Fusion would be really clean if we could just have a passive collector of molecular hydrogen from the atmosphere, and extremely efficient ways to prepare it for the fusion process (e.g. deuterium extraction, tritium generation), but we have neither. And even if we did, where would we get the hydrogen from when we run out of the free molecular hydrogen in the air, something that is bound to happen sooner rather than later if we get seriously invested on fusion?

And this is where things become interesting: while there's definitely room to invest in the capturing of the hydrogen released e.g. by volcanic activity, the more readily accessible “stores” of hydrogen are water, carbohydrates and hydrocarbons. And the processes to extract hydrogen from these have two important downsides in the context of our discussion: they are either very energy intensive (which brings us back to the increased energy consumption, or in a restricted view to a lower power generation efficiency), or quite environmentally unfriendly (e.g. combustion, water depletion), when not both.

I can already see the objections about how these would still be less of an environmental problem than, say, the drilling and mining required for fossil and fission fuel, and while that may be the case now, I'd like to revisit this when the requirements for hydrogen extraction/production raise to the needs of our present and future power generation requirements.

Nuclear will not save us

I'll refrain from going on a tirade that would just repeat the conclusion of my previous chapter, but a recap is appropriate still.

The fuel employed, the process used to produce the energy don't matter. The single most important factor is how quickly energy consumption grows. And the cheaper the energy generation is, the more quickly its consumption will grow. If anything, a more efficient and cleaner energy production method is more likely to boost energy consumption, that will result in an even harder fall when the ceiling is hit.

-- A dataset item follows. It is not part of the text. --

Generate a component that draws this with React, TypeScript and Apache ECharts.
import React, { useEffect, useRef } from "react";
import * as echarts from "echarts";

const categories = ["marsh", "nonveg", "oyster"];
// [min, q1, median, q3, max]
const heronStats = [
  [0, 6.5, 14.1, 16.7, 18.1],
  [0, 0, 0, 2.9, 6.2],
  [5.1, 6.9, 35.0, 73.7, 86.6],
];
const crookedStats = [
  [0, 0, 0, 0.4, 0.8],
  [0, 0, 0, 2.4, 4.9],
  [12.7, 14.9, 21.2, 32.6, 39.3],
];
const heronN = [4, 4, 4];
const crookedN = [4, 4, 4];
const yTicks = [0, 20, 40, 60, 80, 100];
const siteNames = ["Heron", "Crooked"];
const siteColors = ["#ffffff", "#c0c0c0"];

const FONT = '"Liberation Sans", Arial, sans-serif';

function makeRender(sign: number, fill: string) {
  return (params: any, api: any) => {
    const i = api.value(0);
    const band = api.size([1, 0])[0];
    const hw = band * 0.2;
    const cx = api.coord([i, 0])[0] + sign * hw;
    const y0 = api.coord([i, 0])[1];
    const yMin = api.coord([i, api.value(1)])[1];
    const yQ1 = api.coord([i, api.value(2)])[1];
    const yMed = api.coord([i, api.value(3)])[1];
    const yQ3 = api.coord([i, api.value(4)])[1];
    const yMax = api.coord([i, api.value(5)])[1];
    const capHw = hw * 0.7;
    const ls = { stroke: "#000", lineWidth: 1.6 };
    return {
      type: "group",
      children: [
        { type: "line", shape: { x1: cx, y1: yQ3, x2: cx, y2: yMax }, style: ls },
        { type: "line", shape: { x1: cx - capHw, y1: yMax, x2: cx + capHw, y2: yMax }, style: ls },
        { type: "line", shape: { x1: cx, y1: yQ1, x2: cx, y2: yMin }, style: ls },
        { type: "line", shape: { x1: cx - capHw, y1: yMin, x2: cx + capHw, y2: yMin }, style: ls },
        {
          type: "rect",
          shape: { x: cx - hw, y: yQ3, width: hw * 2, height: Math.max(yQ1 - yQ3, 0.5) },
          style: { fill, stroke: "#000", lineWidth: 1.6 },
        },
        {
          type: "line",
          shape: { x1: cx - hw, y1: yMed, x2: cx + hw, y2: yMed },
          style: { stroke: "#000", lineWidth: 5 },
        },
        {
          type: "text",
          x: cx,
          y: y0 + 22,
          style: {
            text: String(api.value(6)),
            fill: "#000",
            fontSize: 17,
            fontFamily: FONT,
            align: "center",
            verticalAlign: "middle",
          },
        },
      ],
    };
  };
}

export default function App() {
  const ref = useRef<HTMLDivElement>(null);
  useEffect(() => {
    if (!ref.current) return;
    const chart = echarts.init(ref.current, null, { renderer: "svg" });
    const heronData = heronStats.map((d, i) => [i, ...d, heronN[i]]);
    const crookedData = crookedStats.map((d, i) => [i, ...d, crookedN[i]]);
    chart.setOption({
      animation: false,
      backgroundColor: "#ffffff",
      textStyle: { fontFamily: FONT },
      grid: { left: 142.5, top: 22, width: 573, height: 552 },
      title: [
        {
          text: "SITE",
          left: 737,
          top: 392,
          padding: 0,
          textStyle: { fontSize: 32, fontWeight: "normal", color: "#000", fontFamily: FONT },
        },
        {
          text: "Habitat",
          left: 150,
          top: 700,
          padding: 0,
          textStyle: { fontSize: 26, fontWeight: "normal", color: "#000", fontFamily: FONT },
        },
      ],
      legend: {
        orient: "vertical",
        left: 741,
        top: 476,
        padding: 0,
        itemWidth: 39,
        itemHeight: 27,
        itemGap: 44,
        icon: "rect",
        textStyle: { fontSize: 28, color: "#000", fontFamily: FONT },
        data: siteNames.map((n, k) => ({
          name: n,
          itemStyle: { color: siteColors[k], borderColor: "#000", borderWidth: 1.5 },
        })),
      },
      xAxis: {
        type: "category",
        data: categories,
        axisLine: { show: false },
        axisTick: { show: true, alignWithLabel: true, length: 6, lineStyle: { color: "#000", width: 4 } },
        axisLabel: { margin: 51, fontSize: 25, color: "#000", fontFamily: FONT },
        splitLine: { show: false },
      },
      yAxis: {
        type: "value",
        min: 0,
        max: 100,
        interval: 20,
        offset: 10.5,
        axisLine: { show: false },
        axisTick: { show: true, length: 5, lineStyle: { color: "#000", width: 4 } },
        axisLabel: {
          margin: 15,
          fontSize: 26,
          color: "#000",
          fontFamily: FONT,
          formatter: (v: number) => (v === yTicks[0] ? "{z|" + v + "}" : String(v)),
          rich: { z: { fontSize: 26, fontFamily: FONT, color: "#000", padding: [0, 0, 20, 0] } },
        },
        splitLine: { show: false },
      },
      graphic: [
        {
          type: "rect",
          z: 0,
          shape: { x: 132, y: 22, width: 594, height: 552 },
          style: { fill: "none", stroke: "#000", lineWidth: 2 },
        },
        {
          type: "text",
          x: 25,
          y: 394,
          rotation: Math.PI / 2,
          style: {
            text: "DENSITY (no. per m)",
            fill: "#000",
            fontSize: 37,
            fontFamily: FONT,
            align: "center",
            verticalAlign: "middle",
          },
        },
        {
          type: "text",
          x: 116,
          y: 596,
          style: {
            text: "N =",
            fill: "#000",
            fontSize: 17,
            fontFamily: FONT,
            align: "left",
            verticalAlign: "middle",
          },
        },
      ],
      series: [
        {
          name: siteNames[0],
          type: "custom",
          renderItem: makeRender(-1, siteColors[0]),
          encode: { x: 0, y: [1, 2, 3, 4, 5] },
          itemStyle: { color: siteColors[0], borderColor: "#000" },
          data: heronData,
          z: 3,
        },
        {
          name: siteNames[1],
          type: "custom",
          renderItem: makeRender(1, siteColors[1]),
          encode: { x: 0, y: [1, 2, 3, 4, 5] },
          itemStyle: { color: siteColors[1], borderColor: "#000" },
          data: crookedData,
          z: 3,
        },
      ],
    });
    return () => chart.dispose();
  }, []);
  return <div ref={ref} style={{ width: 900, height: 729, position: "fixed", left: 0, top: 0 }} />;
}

Still, I'm glad for the progress in the research on nuclear fusion, and while I believe that the press release is laced with excess optimism, I'm looking forward to the time, a few more decades from now, when the technology will have progressed enough to turn fusion into a viable power source. Any option we have at our disposal to minimize the environmental impact of energy generation and optimize energy production with the means we have our disposal is more than welcome.

Of course, in those few decades our global power consumption will have doubled again (at least), unless the global economy suffers another major collapse. (It's fascinating, really: take any year-over-year global power consumption change and you can identify recessions simply by looking at when it energy consumption change dropped close to zero —or worse, went into the negatives.)

And if we don't fix that, nuclear will not save us.